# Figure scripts
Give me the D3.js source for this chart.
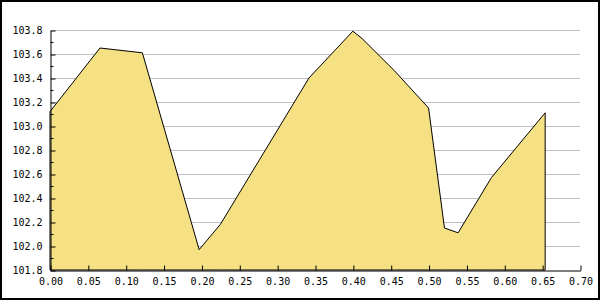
<!DOCTYPE html>
<html>
<head>
<meta charset="utf-8">
<script src="https://cdn.jsdelivr.net/npm/d3@7"></script>
<style>
  body { margin: 0; background: #fff; }
  svg { display: block; }
  text { font-family: "DejaVu Sans Mono", monospace; font-size: 10px; fill: #000; }
</style>
</head>
<body>
<svg width="600" height="300"></svg>
<script>
const svg = d3.select('svg');
const width = +svg.attr('width');
const height = +svg.attr('height');

// data
const xValues = [0.000, 0.066, 0.122, 0.197, 0.225, 0.342, 0.400, 0.412, 0.455, 0.500, 0.521, 0.539, 0.583, 0.654];
const yValues = [103.12, 103.65, 103.61, 101.97, 102.18, 103.40, 103.79, 103.73, 103.46, 103.15, 102.15, 102.11, 102.57, 103.11];
const xTicks = [0, 0.05, 0.1, 0.15, 0.2, 0.25, 0.3, 0.35, 0.4, 0.45, 0.5, 0.55, 0.6, 0.65, 0.7];
const yTicks = [101.8, 102.0, 102.2, 102.4, 102.6, 102.8, 103.0, 103.2, 103.4, 103.6, 103.8];
const yMinor = [101.9, 102.1, 102.3, 102.5, 102.7, 102.9, 103.1, 103.3, 103.5, 103.7];

const data = xValues.map((x, i) => ({ x: x, y: yValues[i] }));

const plotLeft = 50, plotRight = 580, plotTop = 30, plotBottom = 270;

const x = d3.scaleLinear().domain([0, 0.7]).range([plotLeft, plotRight]);
const y = d3.scaleLinear().domain([101.8, 103.8]).range([plotBottom, plotTop]);

// grid
svg.append('g')
  .selectAll('line').data(yTicks.slice(1))
  .enter().append('line')
  .attr('x1', plotLeft + 1).attr('x2', plotRight)
  .attr('y1', d => Math.round(y(d)) + 0.5)
  .attr('y2', d => Math.round(y(d)) + 0.5)
  .attr('stroke', '#c0c0c0')
  .attr('stroke-width', 1);

// filled area, outlined incl. right edge
const area = d3.area()
  .x(d => x(d.x))
  .y0(y(101.8))
  .y1(d => y(d.y));

svg.append('path')
  .datum(data)
  .attr('d', area)
  .attr('fill', '#f6e084')
  .attr('stroke', '#000')
  .attr('stroke-width', 1);

// x axis
const xAxis = d3.axisBottom(x)
  .tickValues(xTicks)
  .tickFormat(d3.format('.2f'))
  .tickSizeInner(-5)
  .tickSizeOuter(0)
  .tickPadding(10);

const gx = svg.append('g')
  .attr('transform', `translate(0.5,${plotBottom + 0.5})`)
  .call(xAxis);
gx.selectAll('text').attr('dy', '0.71em').attr('y', 7);

// y axis
const yAxis = d3.axisLeft(y)
  .tickValues(yTicks)
  .tickFormat(d3.format('.1f'))
  .tickSizeInner(-5)
  .tickSizeOuter(0)
  .tickPadding(8);

const gy = svg.append('g')
  .attr('transform', `translate(${plotLeft + 0.5},0.5)`)
  .call(yAxis);

gy.selectAll('.minor').data(yMinor)
  .enter().append('line')
  .attr('class', 'minor')
  .attr('x1', 0).attr('x2', 3)
  .attr('y1', d => Math.round(y(d)))
  .attr('y2', d => Math.round(y(d)))
  .attr('stroke', '#000');

svg.selectAll('.domain').attr('stroke', '#000');
svg.selectAll('.tick line').attr('stroke', '#000');
svg.selectAll('.tick text')
  .style('font-family', '"DejaVu Sans Mono", monospace')
  .style('font-size', '10px');

// outer frame
svg.append('rect')
  .attr('x', 1).attr('y', 1)
  .attr('width', width - 2).attr('height', height - 2)
  .attr('fill', 'none')
  .attr('stroke', '#000')
  .attr('stroke-width', 2);
</script>
</body>
</html>
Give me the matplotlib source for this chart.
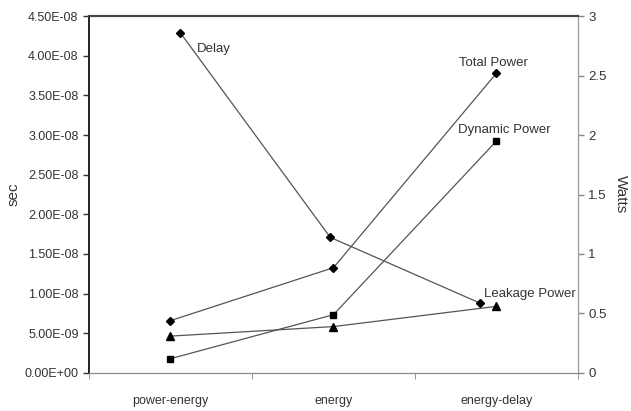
import matplotlib.pyplot as plt

categories = ["power-energy", "energy", "energy-delay"]
delay_x = [0.06, 0.98, 1.90]
delay = [4.29e-8, 1.71e-8, 0.88e-8]
total_power = [0.44, 0.885, 2.52]
dynamic_power = [0.12, 0.49, 1.95]
leakage_power = [0.31, 0.39, 0.56]
sec_ticks = [0, 5e-9, 1e-8, 1.5e-8, 2e-8, 2.5e-8, 3e-8, 3.5e-8, 4e-8, 4.5e-8]
watt_ticks = [0, 0.5, 1, 1.5, 2, 2.5, 3]

plt.rcParams['font.family'] = ['Liberation Sans', 'DejaVu Sans']

fig = plt.figure(figsize=(6.31, 4.11), dpi=100)
ax = fig.add_axes([0.141, 0.0925, 0.775, 0.8685])
ax2 = ax.twinx()

x = list(range(len(categories)))
line_kw = dict(color="#555555", lw=0.9, mfc="black", mec="black")

ax.plot(delay_x, delay, marker="D", ms=4, **line_kw)
ax2.plot(x, total_power, marker="D", ms=4, **line_kw)
ax2.plot(x, dynamic_power, marker="s", ms=5, **line_kw)
ax2.plot(x, leakage_power, marker="^", ms=5.5, **line_kw)

ax.set_xlim(-0.5, 2.5)
ax.set_ylim(0, 4.5e-8)
ax2.set_ylim(0, 3)

ax.set_yticks(sec_ticks)
ax.set_yticklabels(["%.2E" % v for v in sec_ticks], fontsize=9, color="#333333")
ax2.set_yticks(watt_ticks)
ax2.set_yticklabels([("%g" % v) for v in watt_ticks], fontsize=9.5, color="#333333")

ax.set_xticks(x)
ax.set_xticklabels(categories, fontsize=9, color="#333333")
ax.set_xticks([-0.5, 0.5, 1.5, 2.5], minor=True)
ax.tick_params(axis="x", which="major", length=0, pad=16)
ax.tick_params(axis="x", which="minor", length=4, color="#888888")
ax.tick_params(axis="y", length=4, width=1, color="#333333")
ax2.tick_params(axis="y", length=4, width=1, color="#888888")

ax.set_ylabel("sec", fontsize=11, color="#333333", labelpad=3)
ax2.set_ylabel("Watts", fontsize=11, color="#333333", rotation=-90, labelpad=15)

for a in (ax, ax2):
    a.spines["top"].set_color("#444444")
    a.spines["top"].set_linewidth(1.5)
    a.spines["left"].set_color("#222222")
    a.spines["left"].set_linewidth(1.2)
    a.spines["right"].set_color("#999999")
    a.spines["bottom"].set_color("#888888")

ax.annotate("Delay", (delay_x[0], delay[0]), xytext=(12, -14), textcoords="offset points",
            fontsize=9.5, color="#333333")
ax2.annotate("Total Power", (x[2], total_power[2]), xytext=(-2, 5), textcoords="offset points",
             fontsize=9.5, color="#333333", ha="center")
ax2.annotate("Dynamic Power", (x[2], dynamic_power[2]), xytext=(-28, 6), textcoords="offset points",
             fontsize=9.5, color="#333333")
ax2.annotate("Leakage Power", (x[2], leakage_power[2]), xytext=(-9, 7), textcoords="offset points",
             fontsize=9.5, color="#333333")

fig.savefig("out.png", dpi=100)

# What is expected
Reproduce each entry precisely. Leave the pictures out.

# Written response
Give me the D3.js source for this chart.
<!DOCTYPE html>
<html>
<head>
<meta charset="utf-8">
<script src="https://cdn.jsdelivr.net/npm/d3@7"></script>
<style>
  body { margin: 0; background: #fff; }
  svg { display: block; }
  text { font-family: "DejaVu Sans Mono", monospace; font-size: 10px; fill: #000; }
</style>
</head>
<body>
<svg width="600" height="300"></svg>
<script>
const svg = d3.select('svg');
const width = +svg.attr('width');
const height = +svg.attr('height');

// data
const xValues = [0.000, 0.066, 0.122, 0.197, 0.225, 0.342, 0.400, 0.412, 0.455, 0.500, 0.521, 0.539, 0.583, 0.654];
const yValues = [103.12, 103.65, 103.61, 101.97, 102.18, 103.40, 103.79, 103.73, 103.46, 103.15, 102.15, 102.11, 102.57, 103.11];
const xTicks = [0, 0.05, 0.1, 0.15, 0.2, 0.25, 0.3, 0.35, 0.4, 0.45, 0.5, 0.55, 0.6, 0.65, 0.7];
const yTicks = [101.8, 102.0, 102.2, 102.4, 102.6, 102.8, 103.0, 103.2, 103.4, 103.6, 103.8];
const yMinor = [101.9, 102.1, 102.3, 102.5, 102.7, 102.9, 103.1, 103.3, 103.5, 103.7];

const data = xValues.map((x, i) => ({ x: x, y: yValues[i] }));

const plotLeft = 50, plotRight = 580, plotTop = 30, plotBottom = 270;

const x = d3.scaleLinear().domain([0, 0.7]).range([plotLeft, plotRight]);
const y = d3.scaleLinear().domain([101.8, 103.8]).range([plotBottom, plotTop]);

// grid
svg.append('g')
  .selectAll('line').data(yTicks.slice(1))
  .enter().append('line')
  .attr('x1', plotLeft + 1).attr('x2', plotRight)
  .attr('y1', d => Math.round(y(d)) + 0.5)
  .attr('y2', d => Math.round(y(d)) + 0.5)
  .attr('stroke', '#c0c0c0')
  .attr('stroke-width', 1);

// filled area, outlined incl. right edge
const area = d3.area()
  .x(d => x(d.x))
  .y0(y(101.8))
  .y1(d => y(d.y));

svg.append('path')
  .datum(data)
  .attr('d', area)
  .attr('fill', '#f6e084')
  .attr('stroke', '#000')
  .attr('stroke-width', 1);

// x axis
const xAxis = d3.axisBottom(x)
  .tickValues(xTicks)
  .tickFormat(d3.format('.2f'))
  .tickSizeInner(-5)
  .tickSizeOuter(0)
  .tickPadding(10);

const gx = svg.append('g')
  .attr('transform', `translate(0.5,${plotBottom + 0.5})`)
  .call(xAxis);
gx.selectAll('text').attr('dy', '0.71em').attr('y', 7);

// y axis
const yAxis = d3.axisLeft(y)
  .tickValues(yTicks)
  .tickFormat(d3.format('.1f'))
  .tickSizeInner(-5)
  .tickSizeOuter(0)
  .tickPadding(8);

const gy = svg.append('g')
  .attr('transform', `translate(${plotLeft + 0.5},0.5)`)
  .call(yAxis);

gy.selectAll('.minor').data(yMinor)
  .enter().append('line')
  .attr('class', 'minor')
  .attr('x1', 0).attr('x2', 3)
  .attr('y1', d => Math.round(y(d)))
  .attr('y2', d => Math.round(y(d)))
  .attr('stroke', '#000');

svg.selectAll('.domain').attr('stroke', '#000');
svg.selectAll('.tick line').attr('stroke', '#000');
svg.selectAll('.tick text')
  .style('font-family', '"DejaVu Sans Mono", monospace')
  .style('font-size', '10px');

// outer frame
svg.append('rect')
  .attr('x', 1).attr('y', 1)
  .attr('width', width - 2).attr('height', height - 2)
  .attr('fill', 'none')
  .attr('stroke', '#000')
  .attr('stroke-width', 2);
</script>
</body>
</html>
Give me the matplotlib source for this chart.
import matplotlib.pyplot as plt

categories = ["power-energy", "energy", "energy-delay"]
delay_x = [0.06, 0.98, 1.90]
delay = [4.29e-8, 1.71e-8, 0.88e-8]
total_power = [0.44, 0.885, 2.52]
dynamic_power = [0.12, 0.49, 1.95]
leakage_power = [0.31, 0.39, 0.56]
sec_ticks = [0, 5e-9, 1e-8, 1.5e-8, 2e-8, 2.5e-8, 3e-8, 3.5e-8, 4e-8, 4.5e-8]
watt_ticks = [0, 0.5, 1, 1.5, 2, 2.5, 3]

plt.rcParams['font.family'] = ['Liberation Sans', 'DejaVu Sans']

fig = plt.figure(figsize=(6.31, 4.11), dpi=100)
ax = fig.add_axes([0.141, 0.0925, 0.775, 0.8685])
ax2 = ax.twinx()

x = list(range(len(categories)))
line_kw = dict(color="#555555", lw=0.9, mfc="black", mec="black")

ax.plot(delay_x, delay, marker="D", ms=4, **line_kw)
ax2.plot(x, total_power, marker="D", ms=4, **line_kw)
ax2.plot(x, dynamic_power, marker="s", ms=5, **line_kw)
ax2.plot(x, leakage_power, marker="^", ms=5.5, **line_kw)

ax.set_xlim(-0.5, 2.5)
ax.set_ylim(0, 4.5e-8)
ax2.set_ylim(0, 3)

ax.set_yticks(sec_ticks)
ax.set_yticklabels(["%.2E" % v for v in sec_ticks], fontsize=9, color="#333333")
ax2.set_yticks(watt_ticks)
ax2.set_yticklabels([("%g" % v) for v in watt_ticks], fontsize=9.5, color="#333333")

ax.set_xticks(x)
ax.set_xticklabels(categories, fontsize=9, color="#333333")
ax.set_xticks([-0.5, 0.5, 1.5, 2.5], minor=True)
ax.tick_params(axis="x", which="major", length=0, pad=16)
ax.tick_params(axis="x", which="minor", length=4, color="#888888")
ax.tick_params(axis="y", length=4, width=1, color="#333333")
ax2.tick_params(axis="y", length=4, width=1, color="#888888")

ax.set_ylabel("sec", fontsize=11, color="#333333", labelpad=3)
ax2.set_ylabel("Watts", fontsize=11, color="#333333", rotation=-90, labelpad=15)

for a in (ax, ax2):
    a.spines["top"].set_color("#444444")
    a.spines["top"].set_linewidth(1.5)
    a.spines["left"].set_color("#222222")
    a.spines["left"].set_linewidth(1.2)
    a.spines["right"].set_color("#999999")
    a.spines["bottom"].set_color("#888888")

ax.annotate("Delay", (delay_x[0], delay[0]), xytext=(12, -14), textcoords="offset points",
            fontsize=9.5, color="#333333")
ax2.annotate("Total Power", (x[2], total_power[2]), xytext=(-2, 5), textcoords="offset points",
             fontsize=9.5, color="#333333", ha="center")
ax2.annotate("Dynamic Power", (x[2], dynamic_power[2]), xytext=(-28, 6), textcoords="offset points",
             fontsize=9.5, color="#333333")
ax2.annotate("Leakage Power", (x[2], leakage_power[2]), xytext=(-9, 7), textcoords="offset points",
             fontsize=9.5, color="#333333")

fig.savefig("out.png", dpi=100)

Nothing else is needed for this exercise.